The SCSI Middle Layer

The SCSI middle layer is essentially a separation layer between the lower scsi layer and the rest of the kernel. It’s main role is to provide error handling and to allow low level drivers registration. SCSI commands coming from the higher device drivers will be registered and dispatched to the lower layer. Later when the lower layer sends commands to the device and receives response, this layer will propagate it back to the higher device drivers. If the command completes with error or if the response doesn’t arrive within some customizable timeout, retry and recovery steps will be taken by the midlayer. Such steps could mean asking to reset device or disabling it completely.

The SCSI Lower Layer

At the lowest layer of SCSI subsystem we have a collection of drivers which talk directly to the physical devices. Common interface to all these devices is used to connect them to the mid layer. On the other side the interaction with the device is performed by controlling physical interfaces using memory mapped I/O (MMIO), I/O CPU commands and interrupts mechanisms. The lower layer drivers family contains for example drivers provided by the leading fibre channel HBA vendors(Emulex, QLogic). Other drivers control RAIDs (for example LSI MegaRAID) SAS disks and etc.

Linux SCSI Target Frameworks

Linux kernel has rich support for connecting to various SCSI devices. When using such device Linux needs to implement the initiator role of the SCSI architecture. More and more new SCSI devices were introduced to the Linux kernel throughout the years. This lead to rapid improvement in the layers that supported SCSI initiator behavior. On the other hand the other side of the SCSI client-server architecture was neglected for many years. Since SCSI target code was built into the physical devices (e.g. disk drives) there was no particular reason to implement this layer in the Linux kernel.

With the introduction of virtualization technologies things started to change. Developers wanted to create custom SCSI devices and to expose existing storage elements on the local machine through the SCSI protocol. These requirements lead to creation of several SCSI target frameworks with unique design and implementation. Of these frameworks, LIO was eventually selected and on January 2011 [13] was merged into the kernel main line, effectively becoming the official framework for introducing SCSI target support into the Linux kernel.

LIO

LIO target framework is a recently new framework which was merged into the mainline kernel version 2.6.38 on 2011. The LIO framework provides access to most of the data storage devices over majority of the possible transport layers. LIO is maintained by Datera, Inc., a Silicon Valley vendor of storage systems and software.

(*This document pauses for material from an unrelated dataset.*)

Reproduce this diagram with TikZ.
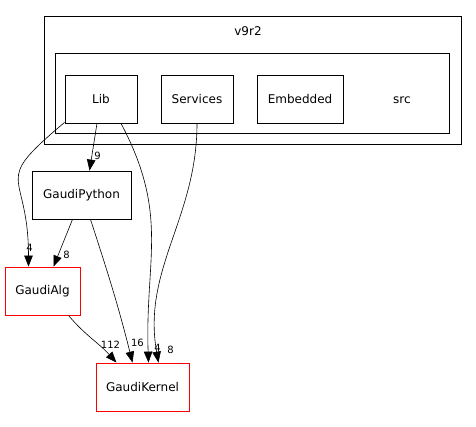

LIO supports common storage fabrics, including

FCoE,
Fibre Channel,
IEEE 1394,
iSCSI,
iSCSI Extensions for RDMA (iSER),
SCSI RDMA Protocol (SRP)
USB.

It is included in most Linux distributions; native support for LIO in QEMU/KVM, libvirt, and OpenStack makes LIO also a storage option for cloud deployments.

The architecture of the LIO consist of three main components:

SCSI target engine - Implements the semantics of SCSI target without dependency of fabric (transport layer) or storage type
Backstores - Backstore implements the back-end of the SCSI target device. It can be actual physical device, block device, file or memory disk
Fabric modules - Fabric modules implement the front-end of the target. This is the part that communicates with initiator over transport layer. Between the implemented fabrics: iSCSI, Fibre Channel, iSER (iSCSI over infiniband) and etc.

Internally, LIO does not initiate sessions, but instead provides one or more Logical Unit Numbers (LUNs), waits for SCSI commands from a SCSI initiator, and performs required input/output data transfers.

Today LIO is a leading framework which replaced other frameworks(SCST, TGT) in the kernel main line. Nevertheless, time still needs to pass until the framework will become mature and stable for everyday use.